Mereu è un po' il capofila di un'interessante generazione di registi sardi. "Se per legame intendiamo l'idea di aderire a una sorta di manifesto, questo no. Conosco i miei colleghi, hanno tutti un approccio al cinema personale, diverso da uno all'altro. Se c'è un tratto comune è la volontà quasi pervicace di raccontare la propria terra, e facendolo anche senza troppi calcoli (spesso si usa la lingua del luogo, anche se fare i film coi sottotitoli in Italia oggi vuol dire alienarsi una parte di pubblico). Ma parlare di "scuola sarda" mi sembrerebbe eccessivo".

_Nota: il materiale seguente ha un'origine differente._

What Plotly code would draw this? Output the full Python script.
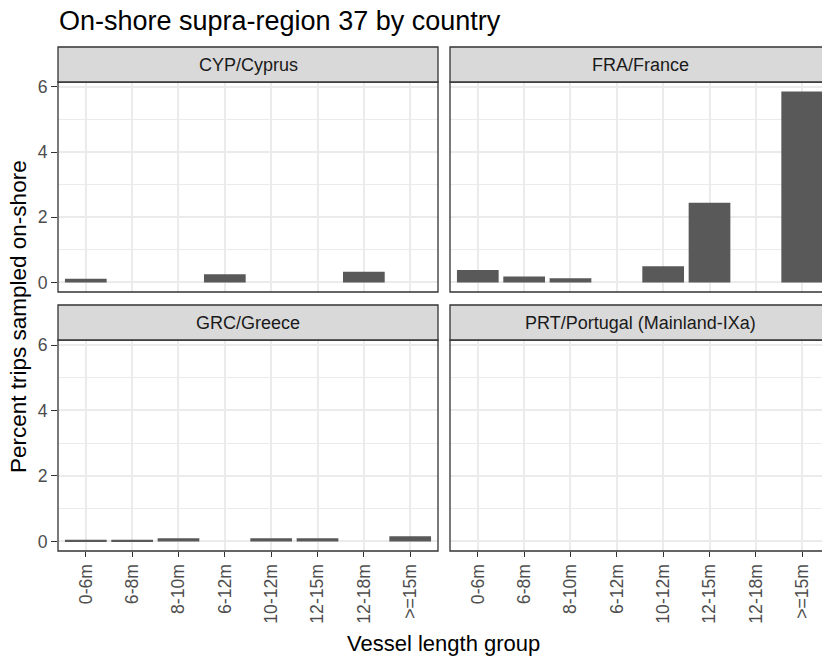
import plotly.graph_objects as go

# ---- data ----
categories = ["0-6m", "6-8m", "8-10m", "6-12m", "10-12m", "12-15m", "12-18m", ">=15m"]
cyp_values = [0.11, None, None, 0.25, None, None, 0.33, None]
fra_values = [0.38, 0.18, 0.13, None, 0.50, 2.45, None, 5.86]
grc_values = [0.05, 0.05, 0.10, None, 0.10, 0.10, None, 0.16]
prt_values = [None, None, None, None, None, None, None, None]
panel_titles = ["CYP/Cyprus", "FRA/France", "GRC/Greece", "PRT/Portugal (Mainland-IXa)"]
y_ticks = [0, 2, 4, 6]
y_minor = [1, 3, 5]

W, H = 822, 659
ML, MR, MT, MB = 58, 0, 47, 108
PW = W - ML - MR
PH = H - MT - MB


def px_x(p):
    return (p - ML) / PW


def px_y(p):
    return (H - MB - p) / PH


FONT = "Liberation Sans, Arial, sans-serif"
BAR = "#595959"
GRID = "#EBEBEB"
BORDER = "#333333"

# panel pixel boxes
cols = [(58, 438), (450, 830)]
rows = [(47, 82, 292), (305, 340, 551)]

ymax = max(v for v in fra_values if v is not None)
yr = [-0.05 * ymax, ymax * 1.05]
unit_px = (cols[0][1] - cols[0][0]) / 8.2  # px per category unit
right_vis = (W - cols[1][0]) / unit_px

fig = go.Figure()
series = [cyp_values, fra_values, grc_values, prt_values]
shapes = []
annotations = []

for i, vals in enumerate(series):
    r, c = divmod(i, 2)
    xa = "x" if i == 0 else f"x{i+1}"
    ya = "y" if i == 0 else f"y{i+1}"
    fig.add_trace(go.Bar(x=categories, y=vals, xaxis=xa, yaxis=ya,
                         marker=dict(color=BAR, line=dict(width=0)),
                         width=0.9, showlegend=False, hoverinfo="x+y"))
    x0, x1 = cols[c]
    st, pt, pb = rows[r]
    dom_x = [max(0, px_x(x0)), min(1, px_x(x1))]
    dom_y = [px_y(pb), px_y(pt)]
    xrange = [-0.6, 7.6] if c == 0 else [-0.6, -0.6 + right_vis]
    bottom = (r == 1)
    left = (c == 0)
    xkey = "xaxis" if i == 0 else f"xaxis{i+1}"
    ykey = "yaxis" if i == 0 else f"yaxis{i+1}"
    fig.layout[xkey] = dict(
        domain=dom_x, anchor=ya, type="category",
        categoryorder="array", categoryarray=categories,
        range=xrange, showgrid=True, gridcolor=GRID, gridwidth=1.8,
        zeroline=False, showline=False,
        ticks="outside" if bottom else "", ticklen=5, tickwidth=1.2, tickcolor=BORDER,
        showticklabels=bottom, tickangle=-90,
        tickfont=dict(family=FONT, size=17.6, color="#4D4D4D"),
        fixedrange=True,
    )
    fig.layout[ykey] = dict(
        domain=dom_y, anchor=xa, range=yr,
        tickmode="array", tickvals=y_ticks,
        showgrid=True, gridcolor=GRID, gridwidth=1.8,
        minor=dict(tickmode="array", tickvals=y_minor, showgrid=True,
                   gridcolor=GRID, gridwidth=0.9, ticks=""),
        zeroline=False, showline=False,
        ticks="outside" if left else "", ticklen=6, tickwidth=1.2, tickcolor=BORDER,
        showticklabels=left,
        tickfont=dict(family=FONT, size=17.6, color="#4D4D4D"),
        fixedrange=True,
    )
    shapes.append(dict(type="rect", xref="paper", yref="paper",
                       x0=px_x(x0), x1=px_x(x1), y0=px_y(pb), y1=px_y(pt),
                       line=dict(color=BORDER, width=1.3), fillcolor="rgba(0,0,0,0)",
                       layer="above"))
    shapes.append(dict(type="rect", xref="paper", yref="paper",
                       x0=px_x(x0), x1=px_x(x1), y0=px_y(pt), y1=px_y(st),
                       line=dict(color=BORDER, width=1.3), fillcolor="#D9D9D9",
                       layer="above"))
    annotations.append(dict(text=panel_titles[i], xref="paper", yref="paper",
                            x=px_x((x0 + x1) / 2), y=px_y((st + pt) / 2),
                            xanchor="center", yanchor="middle", showarrow=False,
                            font=dict(family=FONT, size=18, color="#1A1A1A")))

annotations.append(dict(text="On-shore supra-region 37 by country", xref="paper", yref="paper",
                        x=px_x(57), y=px_y(21), xanchor="left", yanchor="middle",
                        showarrow=False, font=dict(family=FONT, size=27, color="#000000")))
annotations.append(dict(text="Vessel length group", xref="paper", yref="paper",
                        x=px_x(444), y=px_y(643), xanchor="center", yanchor="middle",
                        showarrow=False, font=dict(family=FONT, size=22, color="#000000")))
annotations.append(dict(text="Percent trips sampled on-shore", xref="paper", yref="paper",
                        x=px_x(18), y=px_y(317), xanchor="center", yanchor="middle",
                        textangle=-90, showarrow=False,
                        font=dict(family=FONT, size=22.5, color="#000000")))

fig.update_layout(
    width=W, height=H,
    margin=dict(l=ML, r=MR, t=MT, b=MB, pad=0),
    paper_bgcolor="white", plot_bgcolor="white",
    shapes=shapes, annotations=annotations,
    bargap=0.1, showlegend=False,
)

fig.write_html("out.html", config={"displayModeBar": False},
               post_script="document.body.style.margin='0';document.body.style.overflow='hidden';")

Infine, una considerazione su cast - quasi sempre di non professionisti - e temi - sempre con al centro adolescenti. "Contrariamente al teatro, grazie al montaggio e alla frammentazione del lavoro, al cinema possiamo anche scegliere attori non professionisti: il lavoro sul cast per me è molto importante, la preparazione dei film richiede sempre molto tempo per trovare i volti giusti, una scelta che però instrada già il film verso la direzione auspicata.
Anche nella lavorazione faccio a modo mio, quando posso giro in ordine cronologico anche se è un lusso, ma così gli attori possono giorno per giorno entrare nel personaggio, conoscerlo meglio, e io posso più facilmente capire se e come correggere eventualmente il tiro.
Lavoro come insegnante, e stare a contatto coi ragazzi mi aiuta anche a trovare le storie. Non ho programmato di fare film su questo tema, però è vero che me li ritrovo sempre, gli adolescenti, in tutti i film: perché non lo so, certo è che a quell'età il modo di sentire le cose è irripetibile, e per il cinemaè il periodo migliore da raccontare".